Number of commits and offset in each partition of a kafka topic
Regarding the offset of the topic and partition you can use kafka.tools.GetOffsetShell. For example using these command (I have topic games
):
bin/kafka-run-class.sh kafka.tools.GetOffsetShell --broker-list localhost:9092 --topic games --time -1
I will get games:0:47841
which means that for topic games
and 0
partition I have latest not used offset 47841
(latest available message).
You can use -2
to see the first available message.
It is not clear from your question, what kind of offset you're interested in. There are actually three types of offsets:
- The offset of the first available message in topic's partition. Use -2 (earliest) as --time parameter for GetOffsetShell tool
- The offset of the last available message in topic's partition. Use -1(latest) as --time parameter.
- The last read/processed message offset maintained by kafka consumer. High level consumer stores this information, for every consumer group, in an internal Kafka topic (used to be Zookeeper) and takes care about keeping it up to date when you call commit() or when auto-commit setting is set to true. For simple consumer, your code have to take care about managing offsets.
In addition to command line utility, the offset information for #1 and #2 is also available via SimpleConsumer.earliestOrLatestOffset().

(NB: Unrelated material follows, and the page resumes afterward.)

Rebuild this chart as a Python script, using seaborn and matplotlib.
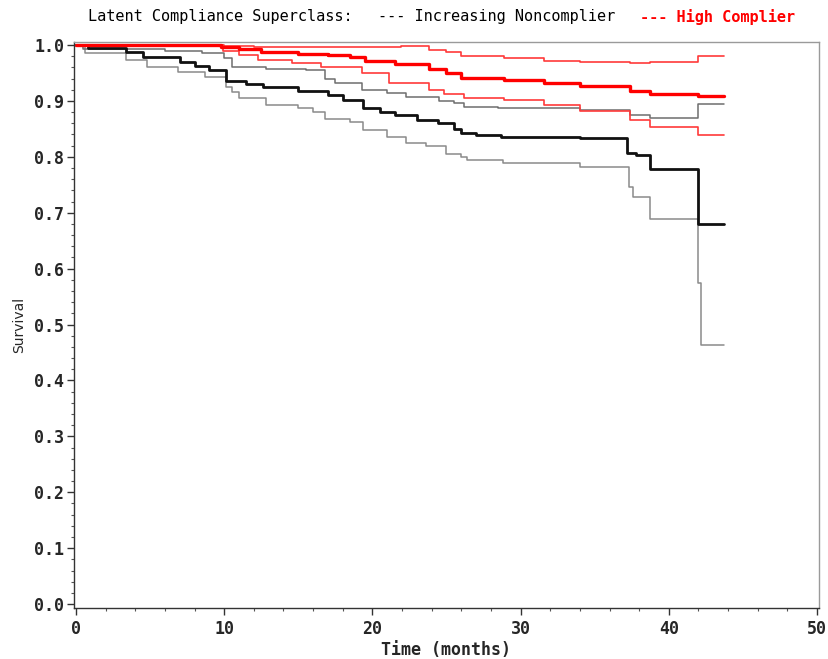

If the number of messages is not too large, you can specify a large --offsets parameter to GetOffsetShell and then count number of lines returned by the tool. Otherwise, you can write a simple loop in scala/java that would iterate all available offsets starting from the earliest.
From Kafka documentation:
Get Offset Shell
get offsets for a topic
bin/kafka-run-class.sh kafka.tools.GetOffsetShell
required argument [broker-list], [topic]
Option Description
------ -----------
--broker-list <hostname:port,..., REQUIRED: The list of hostname and hostname:port> port of the server to connect to.
--max-wait-ms <Integer: ms> The max amount of time each fetch request waits. (default: 1000)
--offsets <Integer: count> number of offsets returned (default: 1)
--partitions <partition ids> comma separated list of partition ids. If not specified, will find offsets for all partitions (default)
--time <Long: timestamp in milliseconds / -1(latest) / -2 (earliest) timestamp; offsets will come before this timestamp, as in getOffsetsBefore >
--topic <topic> REQUIRED: The topic to get offsets from.